Nel 1967 l’Alfa Romeo avvia uno dei progetti fondamentali per le sorti della Casa del Biscione: frutto di una costante ricerca di miglioramento e innovazione, esso si orienta allo studio della vettura che sarebbe diventata l’Alfetta (tipo “116”), il cui compito era quello di elevare ancora di più il livello tecnico delle berline sportive Alfa Romeo rispetto alle concorrenti. La vettura doveva essere il compendio dell’evoluzione tecnica e dei successi raggiunti nei vent’anni precedenti prima con la Giulietta e poi con la Giulia.
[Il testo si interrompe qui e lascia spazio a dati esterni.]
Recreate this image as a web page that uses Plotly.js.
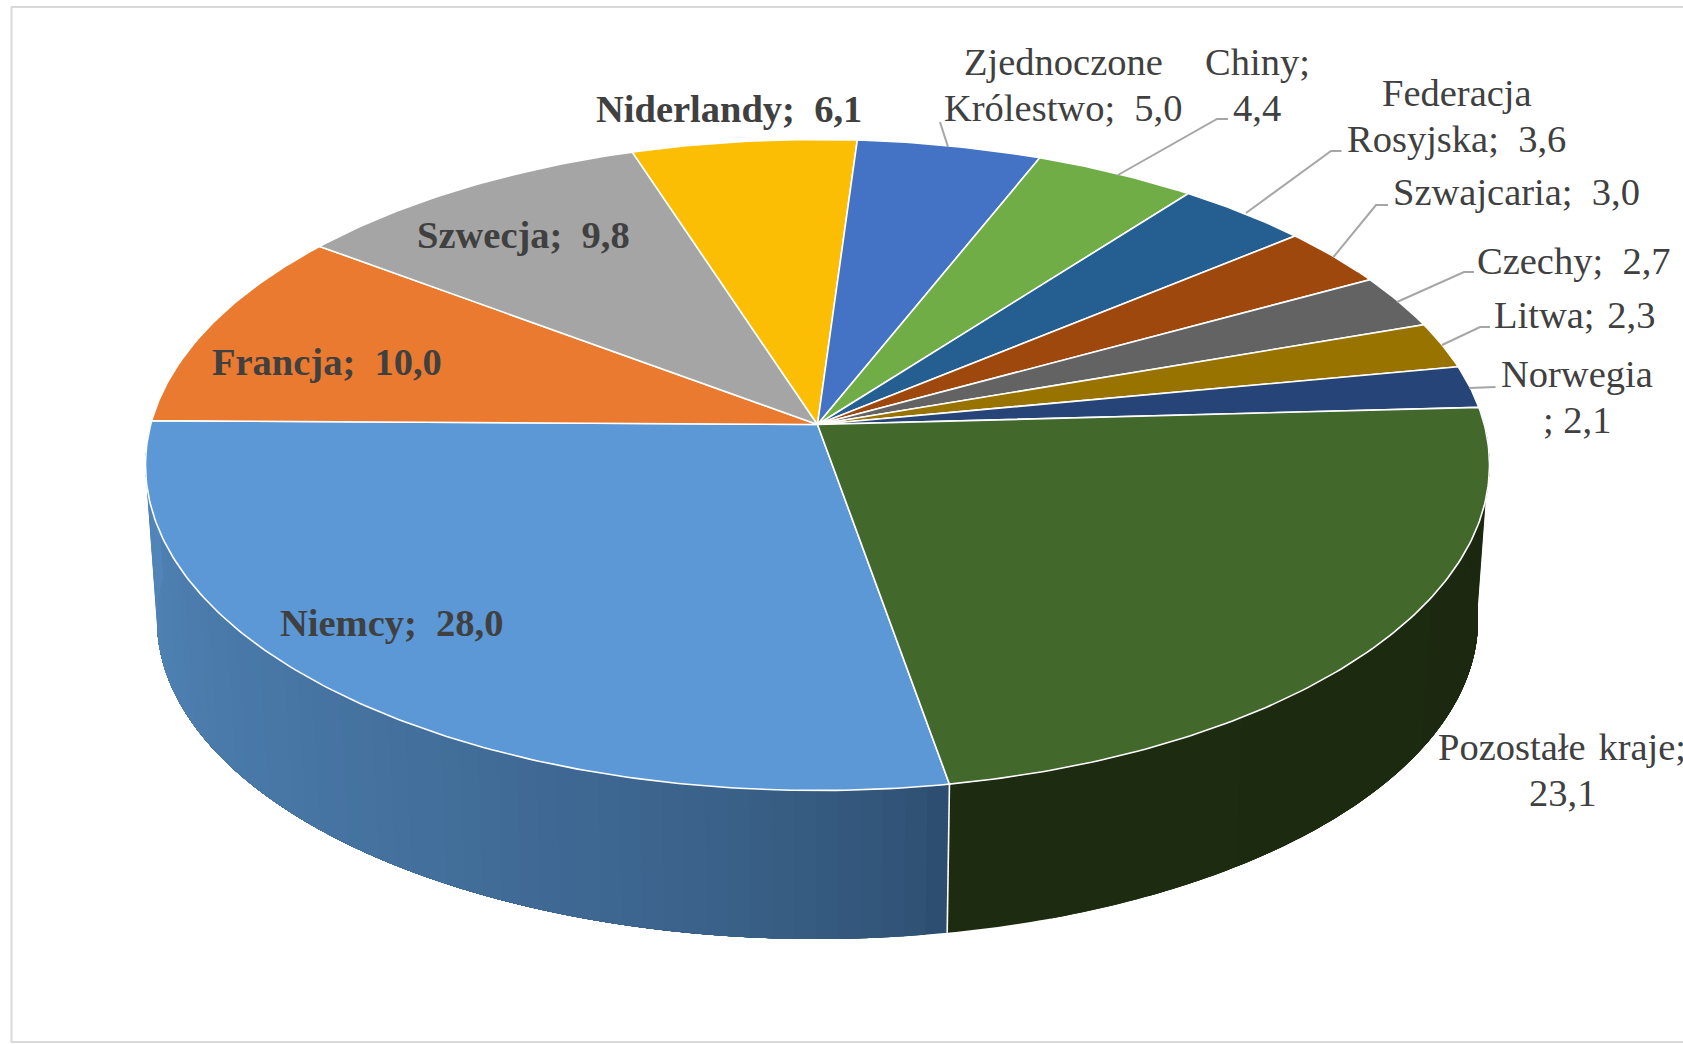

L’Alfetta - presentata nel maggio del 1972 - si rivela immediatamente un successo. Alla presentazione prende parte, come ospite d’onore, il pilota argentino Juan Manuel Fangio, Campione del Mondo di F.1 nel 1951 con la “159”, chiamata informalmente “Alfetta”: questa circostanza è un esempio significativo di come la storia e la tradizione abbiano sempre avuto un ruolo rilevante tra i valori dell’Alfa Romeo. L’Alfetta berlina del 1972 assume questa denominazione perché adotta una soluzione tecnica - il ponte De Dion posteriore, uno tra gli elementi principali della sofisticata meccanica della vettura - che si ritrova anche sulla monoposto del 1951. I contenuti tecnici dell’Alfetta ribadiscono ancora una volta la superiorità dell’ingegneria Alfa Romeo: equipaggiata con un motore da 1.8 cc in grado di erogare 122 cv a 5500 giri/min e raggiungere una velocità massima di 180 km/h.
L’Alfetta del 1972 è stata prodotta fino al 1984 nello stabilimento di Arese in 476.000 esemplari.